Fazia aquele caminho pela última vez, assim esperava. Apesar de sentir que aquela situação demasiada desagradável ocorreria a qualquer momento – e até clamava por ela, devido a angústia que me causava essa premunição – ouvir tudo aquilo de pessoas que tanto amei foram como adagas me dilacerando as entranhas. Me senti atingido no orgulho. Poucas palavras foram o suficiente para me rasgar de baixo à cima e o bastante para que eu apagasse de vez todas aquelas pessoas que tanto presei um dia.
Eles preferiam alguém que os fizesse rir a alguém que os segurasse a fidelidade. Preferiam bem mais quem soubesse falar o que seus ouvidos pediam, a alguém que entregasse a verdade como o melhor caminho. Preferiam quem se embriagasse com eles, ao invés de quem os cuidasse com todo carinho. Preferiam as montanhas de palavras vazias, ao silêncio inteligente de quando o menos é mais. Mas essa pessoa eu nunca poderia ser, nem se quisesse.

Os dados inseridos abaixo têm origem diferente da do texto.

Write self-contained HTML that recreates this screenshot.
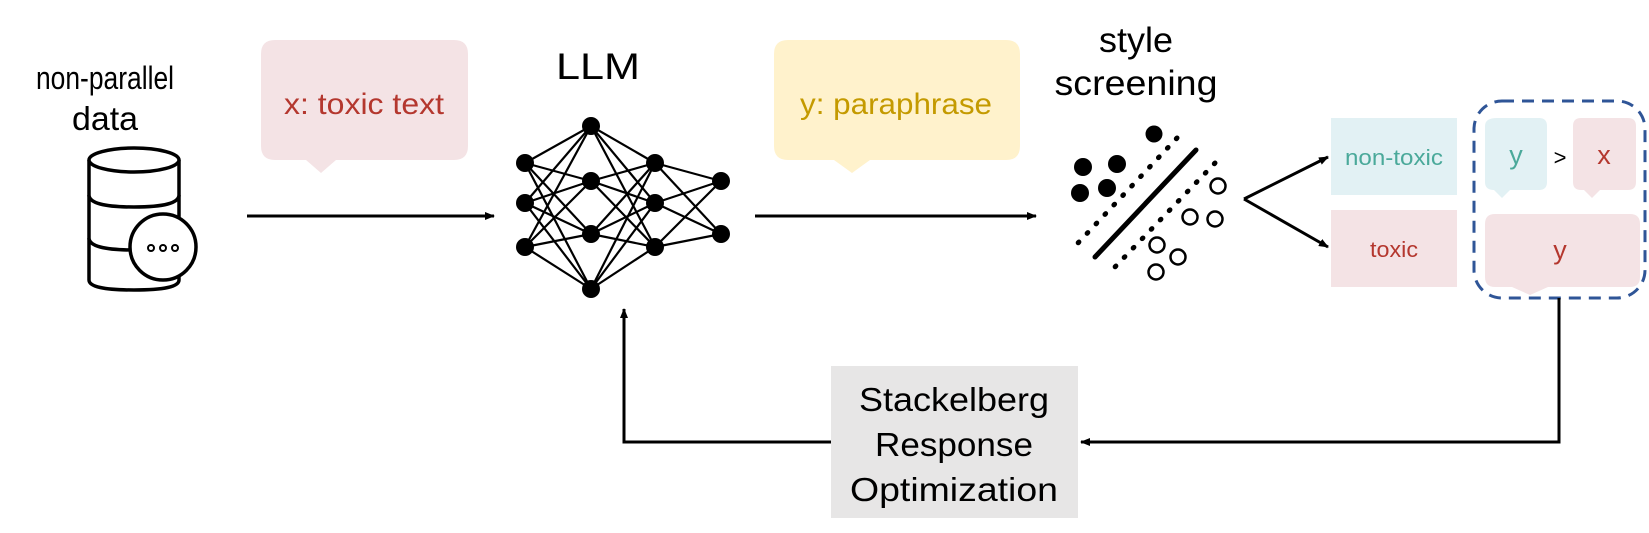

Aquela pista de paralelepípedos me fazia sangrar a cada tropeço. Eu estava jogado à lama, como um legume que não serve mais para o banquete e é lançado aos porcos. Mas nem no chiqueiro eu fazia sentido. Para quem estava sempre num ponto entre uma coisa e outra, nenhum lugar faria sentido. Eu estou entre o tolo e o inteligente, o louco e o são, o falante e o mudo, o agradável e o insuportável, entre homem e mulher, mas nunca na certeza de cada extremo. Como se o destino tivesse me expulsado de algum lugar tão longe quanto não se possa ver; e eu tivesse caído de paraquedas nesse mundo. Minha busca era por um lugar, talvez esteja aí o meu erro. Não passo de um vagante da solidão. Um incerto, um inconveniente, um inadequado.